Un très grand roman policier, dans la lignée des 3 tomes précédents (première "trilogie Sadorski").
Naturellement pour lire et apprécier ce livre, il faut être prêt à suivre les agissements et pensées d'un policier qui n'a pas grand chose pour plaire : il a tout d'un beau salopard, multiplie les coups bas, recourt à la violence, à l'intimidation, au chantage ; tout cela au service de ses intérêts, de ses pulsions, de ses fantasmes ; il n'a guère de scrupules à accomplir les plus basses besognes.
Il convient également de ne pas être trop effrayé par les descriptions parfois très précises et difficilement soutenables de la réalité de l'Occupation. Romain Slocombe n'hésite pas à détailler les méthodes de la Gestapo (allemande et française), et celles de la police et gendarmerie française (largement actives dans la persécution des juifs rappelons-le), y compris dans les séances de tortures morales ou physiques, mais aussi dans tout ce "quotidien" de l'époque marqué par les contrôles, les tracasseries administratives, les privations, les intimidations.
Une fois passés ces "caps", on peut profiter du très grand talent de l'auteur pour nous plonger dans ces années noires. On y croise beaucoup de "sensibilités" différentes, les collaborateurs bien sûr, mais aussi les résistants (gaullistes, communistes), et les quidams moyens qui tentent de survivre. D'ailleurs, Sadorski lui même n'est pas un personnage manichéen : il est certes pétainiste et antisémite, mais n'aime pas les allemands et se démarque de ses collègues les plus pro-nazis.
Tout cela est très documenté et la lecture de ce tome (comme celle des précédents) est fort instructive.

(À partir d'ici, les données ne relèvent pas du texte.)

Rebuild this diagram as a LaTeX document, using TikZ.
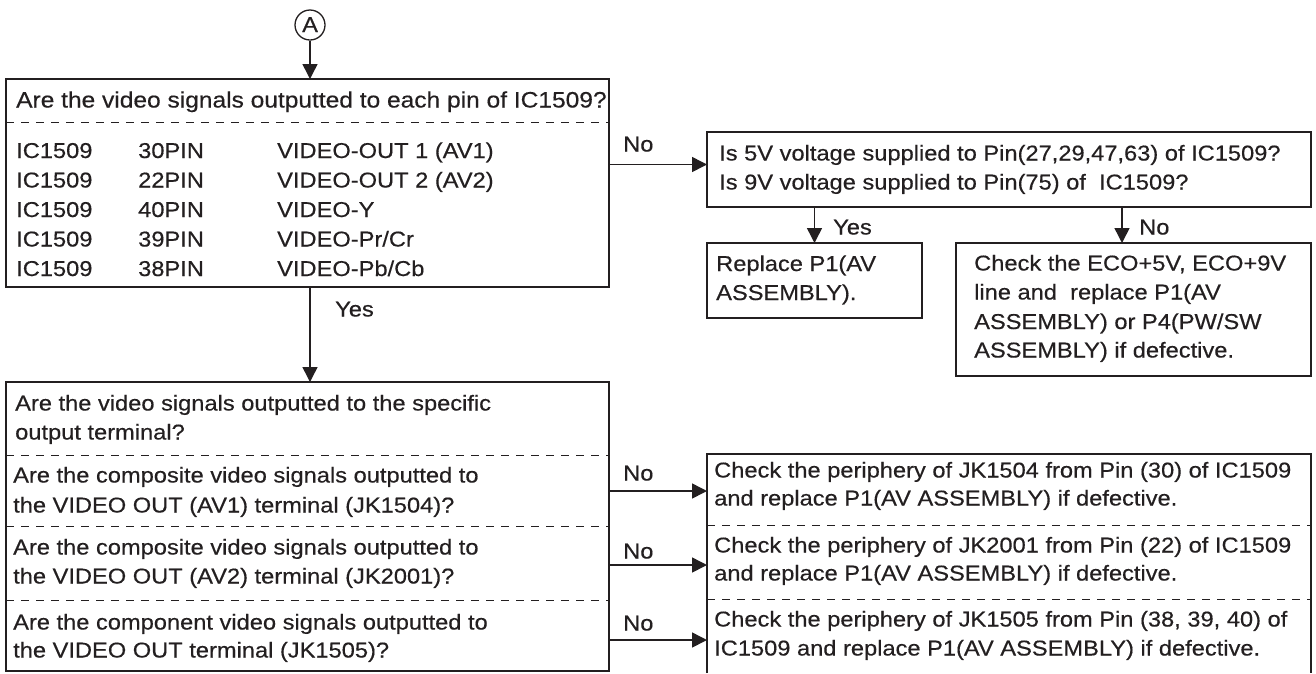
\documentclass[tikz,border=0pt]{standalone}
\usepackage{fontspec}
\setmainfont{Liberation Sans}[FakeStretch=1.1,FakeBold=0.4]
\usetikzlibrary{arrows.meta}
\definecolor{ink}{HTML}{231F20}
\begin{document}
\begin{tikzpicture}[x=1pt,y=-1pt,
  font=\fontsize{21.5}{26}\selectfont, color=ink,
  box/.style={draw=ink, line width=1.5pt, rectangle, inner sep=0pt, outer sep=0pt, anchor=north west},
  frame/.style={rectangle, inner sep=0pt, outer sep=0pt, anchor=north west},
  txt/.style={anchor=base west, inner sep=0pt, text=ink},
  arr/.style={draw=ink, line width=1.5pt, -{Triangle[length=15pt,width=15pt]}},
  sep/.style={draw=ink, line width=1pt, dash pattern=on 8pt off 7pt}]
\useasboundingbox (0,0) rectangle (1316,673);
\fill[white] (0,0) rectangle (1316,673);

% connector circle
\node[draw=ink, circle, line width=1.3pt, minimum size=30pt, inner sep=0pt] (A) at (310,25) {};
\node[txt] (Atxt) at (302,32) {A};

% boxes
\node[box, minimum width=603pt, minimum height=208pt] (b1) at (6,79) {};
\node[box, minimum width=604pt, minimum height=75pt] (b2) at (707,132) {};
\node[box, minimum width=215pt, minimum height=75pt] (b3) at (707,243) {};
\node[box, minimum width=355pt, minimum height=133pt] (b4) at (956,243) {};
\node[box, minimum width=603pt, minimum height=289pt] (b5) at (6,382) {};
\node[frame, minimum width=604pt, minimum height=219pt] (b6) at (707,454) {};
\draw[line width=1.5pt] (b6.south west) -- (b6.north west) -- (b6.north east) -- (b6.south east);

% dashed separators
\coordinate (d1) at (0,122);
\coordinate (d2) at (0,455);
\coordinate (d3) at (0,526);
\coordinate (d4) at (0,600);
\coordinate (d5) at (0,525);
\coordinate (d6) at (0,599);
\draw[sep] (b1.west |- d1) -- (b1.east |- d1);
\draw[sep] (b5.west |- d2) -- (b5.east |- d2);
\draw[sep] (b5.west |- d3) -- (b5.east |- d3);
\draw[sep] (b5.west |- d4) -- (b5.east |- d4);
\draw[sep] (b6.west |- d5) -- (b6.east |- d5);
\draw[sep] (b6.west |- d6) -- (b6.east |- d6);

% box 1 text
\node[txt, font=\fontsize{22.3}{26}\selectfont] (q1) at (16,107.5) {Are the video signals outputted to each pin of IC1509?};
\node[txt] (r1a) at (16,158) {IC1509};
\node[txt] (r1b) at (138,158) {30PIN};
\node[txt] (r1c) at (277,158) {VIDEO-OUT 1 (AV1)};
\node[txt] (r2a) at (16,187.5) {IC1509};
\node[txt] (r2b) at (138,187.5) {22PIN};
\node[txt] (r2c) at (277,187.5) {VIDEO-OUT 2 (AV2)};
\node[txt] (r3a) at (16,217) {IC1509};
\node[txt] (r3b) at (138,217) {40PIN};
\node[txt] (r3c) at (277,217) {VIDEO-Y};
\node[txt] (r4a) at (16,246.5) {IC1509};
\node[txt] (r4b) at (138,246.5) {39PIN};
\node[txt] (r4c) at (277,246.5) {VIDEO-Pr/Cr};
\node[txt] (r5a) at (16,276) {IC1509};
\node[txt] (r5b) at (138,276) {38PIN};
\node[txt] (r5c) at (277,276) {VIDEO-Pb/Cb};

% box 2 text
\node[txt] (q2a) at (719,160.5) {Is 5V voltage supplied to Pin(27,29,47,63) of IC1509?};
\node[txt] (q2b) at (719,189.5) {Is 9V voltage supplied to Pin(75) of\ \ IC1509?};

% box 3 text
\node[txt] (s3a) at (716,271) {Replace P1(AV};
\node[txt] (s3b) at (716,300) {ASSEMBLY).};

% box 4 text
\node[txt] (s4a) at (974,270.5) {Check the ECO+5V, ECO+9V};
\node[txt] (s4b) at (974,299.5) {line and\ \ replace P1(AV};
\node[txt] (s4c) at (974,329) {ASSEMBLY) or P4(PW/SW};
\node[txt] (s4d) at (974,357.5) {ASSEMBLY) if defective.};

% box 5 text
\node[txt] (q5a) at (15,410.5) {Are the video signals outputted to the specific};
\node[txt] (q5b) at (15,439.5) {output terminal?};
\node[txt] (q5c) at (13,482.5) {Are the composite video signals outputted to};
\node[txt] (q5d) at (13,512.5) {the VIDEO OUT (AV1) terminal (JK1504)?};
\node[txt] (q5e) at (13,554.5) {Are the composite video signals outputted to};
\node[txt] (q5f) at (13,583.5) {the VIDEO OUT (AV2) terminal (JK2001)?};
\node[txt] (q5g) at (13,629.5) {Are the component video signals outputted to};
\node[txt] (q5h) at (13,657.5) {the VIDEO OUT terminal (JK1505)?};

% box 6 text
\node[txt] (s6a) at (714,477.5) {Check the periphery of JK1504 from Pin (30) of IC1509};
\node[txt] (s6b) at (714,505.5) {and replace P1(AV ASSEMBLY) if defective.};
\node[txt] (s6c) at (714,552.5) {Check the periphery of JK2001 from Pin (22) of IC1509};
\node[txt] (s6d) at (714,580.5) {and replace P1(AV ASSEMBLY) if defective.};
\node[txt] (s6e) at (714,626.5) {Check the periphery of JK1505 from Pin (38, 39, 40) of};
\node[txt] (s6f) at (714,655.5) {IC1509 and replace P1(AV ASSEMBLY) if defective.};

% connectors
\coordinate (yno1) at (0,164.5);
\coordinate (yno2) at (0,491);
\coordinate (yno3) at (0,565);
\coordinate (yno4) at (0,640);
\coordinate (xno) at (1122,0);

\draw[arr] (A.south) -- (A.south |- b1.north);
\draw[arr] (b1.south -| A) -- (b5.north -| A);
\draw[arr] (b1.east |- yno1) -- (b2.west |- yno1);
\draw[arr] (b3.north |- b2.south) -- (b3.north);
\draw[arr] (xno |- b2.south) -- (xno |- b4.north);
\draw[arr] (b5.east |- yno2) -- (b6.west |- yno2);
\draw[arr] (b5.east |- yno3) -- (b6.west |- yno3);
\draw[arr] (b5.east |- yno4) -- (b6.west |- yno4);

% labels
\node[txt] (lno1) at (623,151.5) {No};
\node[txt] (lyes1) at (335,316.5) {Yes};
\node[txt] (lyes2) at (833,234.5) {Yes};
\node[txt] (lno2) at (1139,234.5) {No};
\node[txt] (lno3) at (623,480.5) {No};
\node[txt] (lno4) at (623,558.5) {No};
\node[txt] (lno5) at (623,630.5) {No};
\end{tikzpicture}
\end{document}
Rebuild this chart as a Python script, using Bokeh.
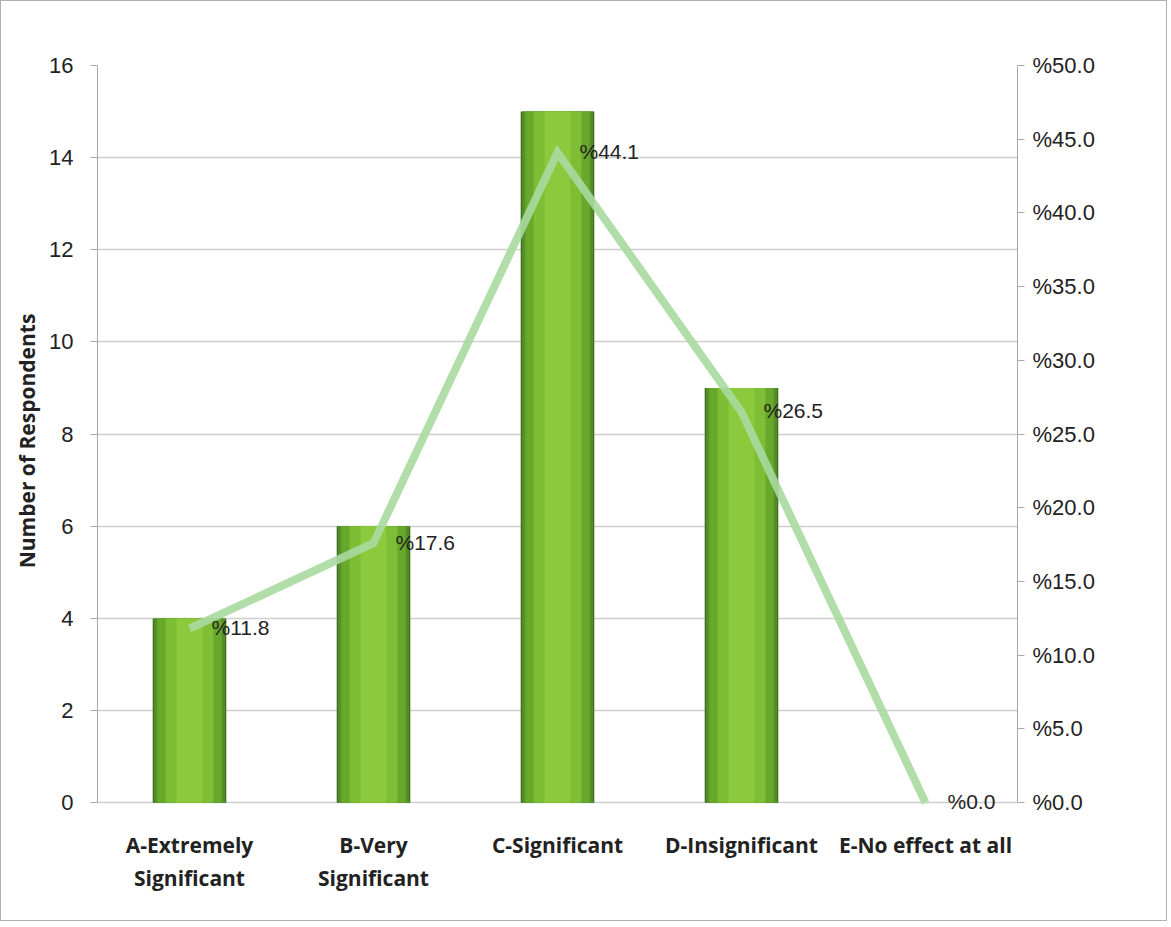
from bokeh.plotting import figure
from bokeh.models import Range1d, LinearAxis, FixedTicker, ColumnDataSource, LabelSet
from bokeh.core.properties import value
from bokeh.embed import file_html
from bokeh.resources import INLINE

categories = ["A-Extremely\nSignificant", "B-Very\nSignificant", "C-Significant",
              "D-Insignificant", "E-No effect at all"]
respondents = [4, 6, 15, 9, 0]
percent = [11.8, 17.6, 44.1, 26.5, 0.0]
percent_labels = ["%11.8", "%17.6", "%44.1", "%26.5", "%0.0"]
left_ticks = [0, 2, 4, 6, 8, 10, 12, 14, 16]
right_ticks = [0, 5, 10, 15, 20, 25, 30, 35, 40, 45, 50]
right_tick_labels = ["%0.0", "%5.0", "%10.0", "%15.0", "%20.0", "%25.0",
                     "%30.0", "%35.0", "%40.0", "%45.0", "%50.0"]

xs = list(range(len(categories)))
left_max, right_max = 16, 50
pad = 0.3  # small room under the baseline so the "%0.0" label is not cut

W, H = 1167, 921
p = figure(width=W, height=H, output_backend="svg", toolbar_location=None,
           x_range=Range1d(-0.5, 4.5), y_range=Range1d(-pad, left_max),
           min_border_left=96, min_border_right=151, min_border_top=64,
           min_border_bottom=106)
p.styles = {"border": "1px solid #b0b0b0", "box-sizing": "border-box"}
p.outline_line_color = None
p.background_fill_color = "white"
p.border_fill_color = "white"

p.extra_y_ranges = {"pct": Range1d(-pad * right_max / left_max, right_max)}

# grid
p.xgrid.grid_line_color = None
p.ygrid.ticker = FixedTicker(ticks=left_ticks)
p.ygrid.grid_line_color = "#cfcfcf"
p.ygrid.grid_line_width = 1.5

# bars (layered to imitate the gradient)
src = ColumnDataSource(dict(x=xs, top=respondents, pct=percent, lab=percent_labels))
p.vbar(x="x", top="top", width=0.40, bottom=0, source=src,
       fill_color="#3f7020", line_color=None)
p.vbar(x="x", top="top", width=0.385, bottom=0, source=src,
       fill_color="#558f27", line_color=None)
p.vbar(x="x", top="top", width=0.35, bottom=0, source=src,
       fill_color="#68a82d", line_color=None)
p.vbar(x="x", top="top", width=0.26, bottom=0, source=src,
       fill_color="#7ebe34", line_color=None)
p.vbar(x="x", top="top", width=0.14, bottom=0, source=src,
       fill_color="#8cc93c", line_color=None)

# percent line
p.line(x="x", y="pct", source=src, y_range_name="pct",
       line_color="#a9d9a0", line_width=8, line_alpha=0.9, line_join="miter")

# data labels
labels = LabelSet(x="x", y="pct", text="lab", source=src, y_range_name="pct",
                  x_offset=22, y_offset=1, text_align="left", text_baseline="middle",
                  text_font_size=value("21px"), text_color=value("#222222"),
                  text_font=value("Liberation Sans"), level="overlay")
p.add_layout(labels)

# axes
yaxis = p.yaxis[0]
yaxis.ticker = FixedTicker(ticks=left_ticks)
yaxis.bounds = (0, left_max)
yaxis.axis_label = "Number of Respondents"
yaxis.axis_label_text_font = "Open Sans"
yaxis.axis_label_text_font_style = "bold"
yaxis.axis_label_text_font_size = "21px"
yaxis.axis_label_text_color = "#222222"
yaxis.axis_label_standoff = 5
yaxis.major_label_text_font = "Liberation Sans"
yaxis.major_label_text_font_size = "22px"
yaxis.major_label_text_color = "#222222"
yaxis.major_label_standoff = 17
yaxis.axis_line_color = "#a8a8a8"
yaxis.major_tick_line_color = "#a8a8a8"
yaxis.major_tick_in = 0
yaxis.major_tick_out = 7
yaxis.minor_tick_line_color = None

raxis = LinearAxis(y_range_name="pct", ticker=FixedTicker(ticks=right_ticks))
raxis.bounds = (0, right_max)
raxis.major_label_overrides = {t: l for t, l in zip(right_ticks, right_tick_labels)}
raxis.major_label_text_font = "Liberation Sans"
raxis.major_label_text_font_size = "22px"
raxis.major_label_text_color = "#222222"
raxis.major_label_standoff = 8
raxis.axis_line_color = "#a8a8a8"
raxis.major_tick_line_color = "#a8a8a8"
raxis.major_tick_in = 0
raxis.major_tick_out = 7
raxis.minor_tick_line_color = None
p.add_layout(raxis, "right")

xaxis = p.xaxis[0]
xaxis.ticker = FixedTicker(ticks=xs)
xaxis.major_label_overrides = {x: c for x, c in zip(xs, categories)}
xaxis.major_label_text_font = "Open Sans"
xaxis.major_label_text_font_style = "bold"
xaxis.major_label_text_font_size = "21px"
xaxis.major_label_text_color = "#222222"
xaxis.major_label_standoff = 8
xaxis.axis_line_color = None
xaxis.major_tick_line_color = None
xaxis.minor_tick_line_color = None

open("out.html", "w").write(file_html(p, INLINE))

On y apprend beaucoup, par exemple sur les protagonistes de la fameuse "affiche rouge", la production cinématographique et musicale française des années 40, les grands événements de la guerre (troisième bataille de Kharhov...).
Je dois dire qu'en dépit de ses actes, parfois particulièrement odieux, Sadorski peut aussi être sympathique, par sa capacité à anticiper et gérer les mauvais coups, son cynisme extrême, et aussi pour ses "bons moments" qu'il lui arrive d'avoir.
Et puis, rien que pour suivre un héros si antipathique et à contre-courant de nos certitudes morales de citoyen du XXIe siècle, ce roman vaut le détour.